◆ What is being asked
Make an exact copy of the lines, leaving the pictures out.

◆ Data
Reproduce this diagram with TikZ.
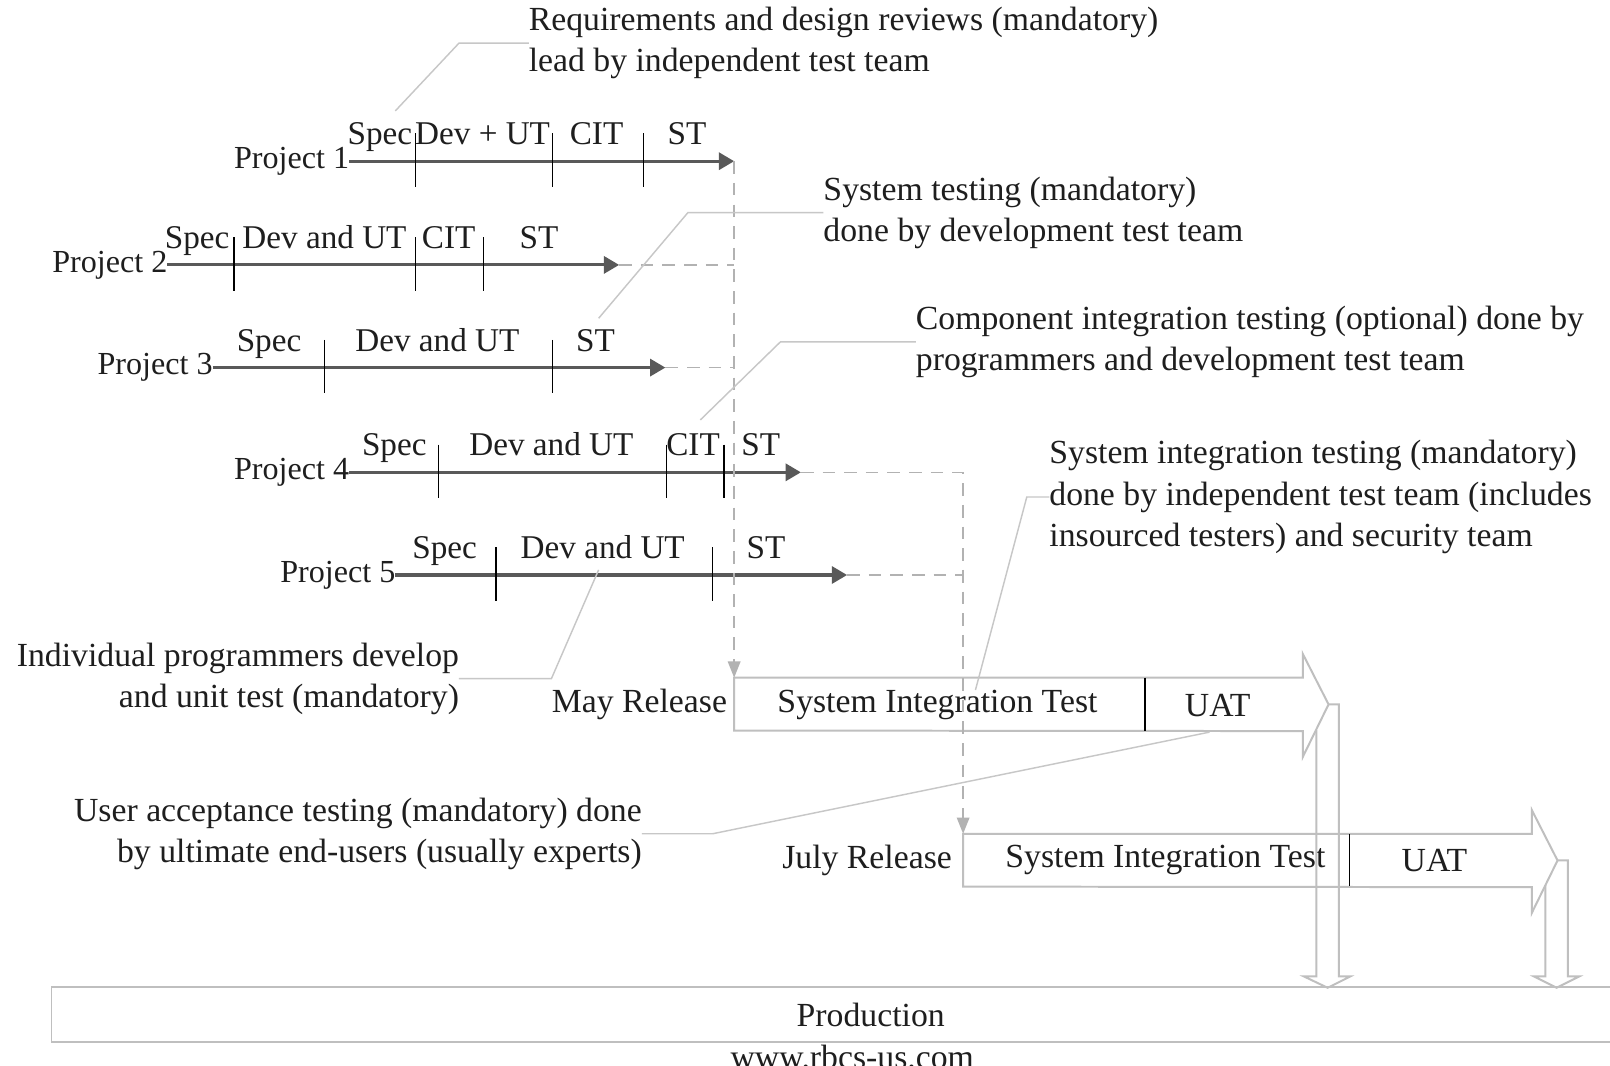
\documentclass[tikz,border=0pt]{standalone}
\usepackage{fontspec}
\setmainfont{Liberation Serif}
\usetikzlibrary{arrows.meta,positioning}
\definecolor{ink}{HTML}{1E1E1E}
\tikzstyle{lbl} = [inner sep=0pt, outer sep=0pt, text=ink, font=\fontsize{18.7}{22.8}\selectfont]
\tikzstyle{proj} = [lbl, anchor=east, font=\fontsize{17.8}{22.8}\selectfont]
\tikzstyle{phase} = [lbl, anchor=base, font=\fontsize{18.4}{22.8}\selectfont]
\tikzstyle{note} = [lbl, align=left, anchor=west]
\tikzstyle{noter} = [lbl, align=right, anchor=east]
\tikzstyle{track} = [draw=black!65, line width=1.7pt, -{Triangle[length=8.5pt,width=9.5pt]}]
\tikzstyle{tick} = [draw=black, line width=0.7pt]
\tikzstyle{wait} = [draw=black!30, line width=0.8pt, dash pattern=on 7pt off 5pt]
\tikzstyle{flow} = [wait, -{Triangle[length=9pt,width=7pt]}]
\tikzstyle{leader} = [draw=black!22, line width=0.8pt]
\tikzstyle{outline} = [draw=black!25, line width=1.1pt, line join=miter]
\tikzstyle{release} = [rectangle, inner sep=0pt, outer sep=0pt, minimum width=11.08cm, minimum height=1.03cm, anchor=north west]

\begin{document}
\begin{tikzpicture}[x=0.02cm, y=-0.02cm]
  \useasboundingbox (0,0) rectangle (1568,1038);
  \fill[white] (0,0) rectangle (1568,1038);

  \node [proj] (p1) at (340,157) {Project 1};
  \node [proj] (p2) at (163,258) {Project 2};
  \node [proj] (p3) at (207,358) {Project 3};
  \node [proj] (p4) at (340,460) {Project 4};
  \node [proj] (p5) at (385,560) {Project 5};
  \coordinate (e1) at (715,157);
  \coordinate (e2) at (603,258);
  \coordinate (e3) at (648,358);
  \coordinate (e4) at (780,460);
  \coordinate (e5) at (825,560);
  \draw [track] (p1) -- (e1);
  \draw [track] (p2) -- (e2);
  \draw [track] (p3) -- (e3);
  \draw [track] (p4) -- (e4);
  \draw [track] (p5) -- (e5);

  \draw [tick] (405,130) -- (405,182);
  \draw [tick] (538,130) -- (538,182);
  \draw [tick] (627,130) -- (627,182);
  \draw [tick] (228,231) -- (228,283);
  \draw [tick] (405,231) -- (405,283);
  \draw [tick] (471,231) -- (471,283);
  \draw [tick] (316,331) -- (316,383);
  \draw [tick] (538,331) -- (538,383);
  \draw [tick] (427,433) -- (427,485);
  \draw [tick] (649,433) -- (649,485);
  \draw [tick] (705,433) -- (705,485);
  \draw [tick] (483,533) -- (483,585);
  \draw [tick] (694,533) -- (694,585);

  \node [phase] (s1) at (370,141) {Spec};
  \node [phase] (d1) at (470,141) {Dev + UT};
  \node [phase] (c1) at (581,141) {CIT};
  \node [phase] (t1) at (669,141) {ST};
  \node [phase] (s2) at (192,242) {Spec};
  \node [phase] (d2) at (316,242) {Dev and UT};
  \node [phase] (c2) at (437,242) {CIT};
  \node [phase] (t2) at (525,242) {ST};
  \node [phase] (s3) at (262,342) {Spec};
  \node [phase] (d3) at (426,342) {Dev and UT};
  \node [phase] (t3) at (580,342) {ST};
  \node [phase] (s4) at (384,444) {Spec};
  \node [phase] (d4) at (537,444) {Dev and UT};
  \node [phase] (c4) at (675,444) {CIT};
  \node [phase] (t4) at (741,444) {ST};
  \node [phase] (s5) at (433,544) {Spec};
  \node [phase] (d5) at (587,544) {Dev and UT};
  \node [phase] (t5) at (746,544) {ST};

  \node [release] (may) at (715,660) {};
  \node [release] (july) at (938,812) {};
  \draw [outline] (may.north west) -- (may.north east) -- ++(0,-23) -- ++(25,49) -- ++(-25,51) -- ++(0,-25) -- (may.south west) -- cycle;
  \draw [outline] (july.north west) -- (july.north east) -- ++(0,-23) -- ++(25,49) -- ++(-25,51) -- ++(0,-25) -- (july.south west) -- cycle;
  \draw [tick] (1115,660) -- (1115,712);
  \draw [tick] (1314,812) -- (1314,863);
  \node [lbl] (msit) at (913,687) {System Integration Test};
  \node [lbl] (muat) at (1186,687) {UAT};
  \node [lbl] (jsit) at (1135,838) {System Integration Test};
  \node [lbl] (juat) at (1397,838) {UAT};
  \node [lbl, left=0.14cm of may] (mayl) {May Release};
  \node [lbl, left=0.22cm of july] (julyl) {July Release};

  \node [lbl, draw=black!25, line width=1.1pt, minimum width=31.92cm, minimum height=1.06cm] (prod) at (848,988) {Production};
  \node [lbl, anchor=base] (web) at (830,1041) {www.rbcs-us.com};
  \draw [outline] (1294,686) -- (1304,686) -- (1304,951) -- (1315,951) -- (1293,962) -- (1270,951) -- (1282,951) -- (1282,711);
  \draw [outline] (1517,838) -- (1527,838) -- (1527,951) -- (1538,951) -- (1516,962) -- (1494,951) -- (1505,951) -- (1505,862);

  \coordinate (j2) at (715,258);
  \coordinate (j3) at (715,358);
  \coordinate (j4) at (938,460);
  \coordinate (j5) at (938,560);
  \draw [flow] (e1) -- (may.north west);
  \draw [wait] (e2) -- (j2);
  \draw [wait] (e3) -- (j3);
  \draw [flow] (e4) -- (j4) -- (july.north west);
  \draw [wait] (e5) -- (j5);

  \node [note] (n1) at (515,42) {Requirements and design reviews (mandatory)\\lead by independent test team};
  \node [note] (n2) at (802,207) {System testing (mandatory)\\done by development test team};
  \node [note] (n3) at (892,333) {Component integration testing (optional) done by\\programmers and development test team};
  \node [note] (n4) at (1022,484) {System integration testing (mandatory)\\done by independent test team (includes\\insourced testers) and security team};
  \node [noter] (n5) at (447,661) {Individual programmers develop\\and unit test (mandatory)};
  \node [noter] (n6) at (625,812) {User acceptance testing (mandatory) done\\by ultimate end-users (usually experts)};
  \coordinate (k1) at (447,42);
  \coordinate (r1) at (385,108);
  \coordinate (k2) at (670,207);
  \coordinate (r2) at (583,310);
  \coordinate (k3) at (760,333);
  \coordinate (r3) at (682,409);
  \coordinate (k4) at (1000,484);
  \coordinate (r4) at (950,672);
  \coordinate (k5) at (537,661);
  \coordinate (r5) at (583,555);
  \coordinate (k6) at (694,812);
  \coordinate (r6) at (1178,713);
  \draw [leader] (n1.west) -- (k1) -- (r1);
  \draw [leader] (n2.west) -- (k2) -- (r2);
  \draw [leader] (n3.west) -- (k3) -- (r3);
  \draw [leader] (n4.west) -- (k4) -- (r4);
  \draw [leader] (n5.east) -- (k5) -- (r5);
  \draw [leader] (n6.east) -- (k6) -- (r6);
\end{tikzpicture}
\end{document}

◆ Solution below
Reproduce this diagram with TikZ.
\documentclass[tikz,border=0pt]{standalone}
\usepackage{fontspec}
\setmainfont{Liberation Serif}
\usetikzlibrary{arrows.meta,positioning}
\definecolor{ink}{HTML}{1E1E1E}
\tikzstyle{lbl} = [inner sep=0pt, outer sep=0pt, text=ink, font=\fontsize{18.7}{22.8}\selectfont]
\tikzstyle{proj} = [lbl, anchor=east, font=\fontsize{17.8}{22.8}\selectfont]
\tikzstyle{phase} = [lbl, anchor=base, font=\fontsize{18.4}{22.8}\selectfont]
\tikzstyle{note} = [lbl, align=left, anchor=west]
\tikzstyle{noter} = [lbl, align=right, anchor=east]
\tikzstyle{track} = [draw=black!65, line width=1.7pt, -{Triangle[length=8.5pt,width=9.5pt]}]
\tikzstyle{tick} = [draw=black, line width=0.7pt]
\tikzstyle{wait} = [draw=black!30, line width=0.8pt, dash pattern=on 7pt off 5pt]
\tikzstyle{flow} = [wait, -{Triangle[length=9pt,width=7pt]}]
\tikzstyle{leader} = [draw=black!22, line width=0.8pt]
\tikzstyle{outline} = [draw=black!25, line width=1.1pt, line join=miter]
\tikzstyle{release} = [rectangle, inner sep=0pt, outer sep=0pt, minimum width=11.08cm, minimum height=1.03cm, anchor=north west]

\begin{document}
\begin{tikzpicture}[x=0.02cm, y=-0.02cm]
  \useasboundingbox (0,0) rectangle (1568,1038);
  \fill[white] (0,0) rectangle (1568,1038);

  \node [proj] (p1) at (340,157) {Project 1};
  \node [proj] (p2) at (163,258) {Project 2};
  \node [proj] (p3) at (207,358) {Project 3};
  \node [proj] (p4) at (340,460) {Project 4};
  \node [proj] (p5) at (385,560) {Project 5};
  \coordinate (e1) at (715,157);
  \coordinate (e2) at (603,258);
  \coordinate (e3) at (648,358);
  \coordinate (e4) at (780,460);
  \coordinate (e5) at (825,560);
  \draw [track] (p1) -- (e1);
  \draw [track] (p2) -- (e2);
  \draw [track] (p3) -- (e3);
  \draw [track] (p4) -- (e4);
  \draw [track] (p5) -- (e5);

  \draw [tick] (405,130) -- (405,182);
  \draw [tick] (538,130) -- (538,182);
  \draw [tick] (627,130) -- (627,182);
  \draw [tick] (228,231) -- (228,283);
  \draw [tick] (405,231) -- (405,283);
  \draw [tick] (471,231) -- (471,283);
  \draw [tick] (316,331) -- (316,383);
  \draw [tick] (538,331) -- (538,383);
  \draw [tick] (427,433) -- (427,485);
  \draw [tick] (649,433) -- (649,485);
  \draw [tick] (705,433) -- (705,485);
  \draw [tick] (483,533) -- (483,585);
  \draw [tick] (694,533) -- (694,585);

  \node [phase] (s1) at (370,141) {Spec};
  \node [phase] (d1) at (470,141) {Dev + UT};
  \node [phase] (c1) at (581,141) {CIT};
  \node [phase] (t1) at (669,141) {ST};
  \node [phase] (s2) at (192,242) {Spec};
  \node [phase] (d2) at (316,242) {Dev and UT};
  \node [phase] (c2) at (437,242) {CIT};
  \node [phase] (t2) at (525,242) {ST};
  \node [phase] (s3) at (262,342) {Spec};
  \node [phase] (d3) at (426,342) {Dev and UT};
  \node [phase] (t3) at (580,342) {ST};
  \node [phase] (s4) at (384,444) {Spec};
  \node [phase] (d4) at (537,444) {Dev and UT};
  \node [phase] (c4) at (675,444) {CIT};
  \node [phase] (t4) at (741,444) {ST};
  \node [phase] (s5) at (433,544) {Spec};
  \node [phase] (d5) at (587,544) {Dev and UT};
  \node [phase] (t5) at (746,544) {ST};

  \node [release] (may) at (715,660) {};
  \node [release] (july) at (938,812) {};
  \draw [outline] (may.north west) -- (may.north east) -- ++(0,-23) -- ++(25,49) -- ++(-25,51) -- ++(0,-25) -- (may.south west) -- cycle;
  \draw [outline] (july.north west) -- (july.north east) -- ++(0,-23) -- ++(25,49) -- ++(-25,51) -- ++(0,-25) -- (july.south west) -- cycle;
  \draw [tick] (1115,660) -- (1115,712);
  \draw [tick] (1314,812) -- (1314,863);
  \node [lbl] (msit) at (913,687) {System Integration Test};
  \node [lbl] (muat) at (1186,687) {UAT};
  \node [lbl] (jsit) at (1135,838) {System Integration Test};
  \node [lbl] (juat) at (1397,838) {UAT};
  \node [lbl, left=0.14cm of may] (mayl) {May Release};
  \node [lbl, left=0.22cm of july] (julyl) {July Release};

  \node [lbl, draw=black!25, line width=1.1pt, minimum width=31.92cm, minimum height=1.06cm] (prod) at (848,988) {Production};
  \node [lbl, anchor=base] (web) at (830,1041) {www.rbcs-us.com};
  \draw [outline] (1294,686) -- (1304,686) -- (1304,951) -- (1315,951) -- (1293,962) -- (1270,951) -- (1282,951) -- (1282,711);
  \draw [outline] (1517,838) -- (1527,838) -- (1527,951) -- (1538,951) -- (1516,962) -- (1494,951) -- (1505,951) -- (1505,862);

  \coordinate (j2) at (715,258);
  \coordinate (j3) at (715,358);
  \coordinate (j4) at (938,460);
  \coordinate (j5) at (938,560);
  \draw [flow] (e1) -- (may.north west);
  \draw [wait] (e2) -- (j2);
  \draw [wait] (e3) -- (j3);
  \draw [flow] (e4) -- (j4) -- (july.north west);
  \draw [wait] (e5) -- (j5);

  \node [note] (n1) at (515,42) {Requirements and design reviews (mandatory)\\lead by independent test team};
  \node [note] (n2) at (802,207) {System testing (mandatory)\\done by development test team};
  \node [note] (n3) at (892,333) {Component integration testing (optional) done by\\programmers and development test team};
  \node [note] (n4) at (1022,484) {System integration testing (mandatory)\\done by independent test team (includes\\insourced testers) and security team};
  \node [noter] (n5) at (447,661) {Individual programmers develop\\and unit test (mandatory)};
  \node [noter] (n6) at (625,812) {User acceptance testing (mandatory) done\\by ultimate end-users (usually experts)};
  \coordinate (k1) at (447,42);
  \coordinate (r1) at (385,108);
  \coordinate (k2) at (670,207);
  \coordinate (r2) at (583,310);
  \coordinate (k3) at (760,333);
  \coordinate (r3) at (682,409);
  \coordinate (k4) at (1000,484);
  \coordinate (r4) at (950,672);
  \coordinate (k5) at (537,661);
  \coordinate (r5) at (583,555);
  \coordinate (k6) at (694,812);
  \coordinate (r6) at (1178,713);
  \draw [leader] (n1.west) -- (k1) -- (r1);
  \draw [leader] (n2.west) -- (k2) -- (r2);
  \draw [leader] (n3.west) -- (k3) -- (r3);
  \draw [leader] (n4.west) -- (k4) -- (r4);
  \draw [leader] (n5.east) -- (k5) -- (r5);
  \draw [leader] (n6.east) -- (k6) -- (r6);
\end{tikzpicture}
\end{document}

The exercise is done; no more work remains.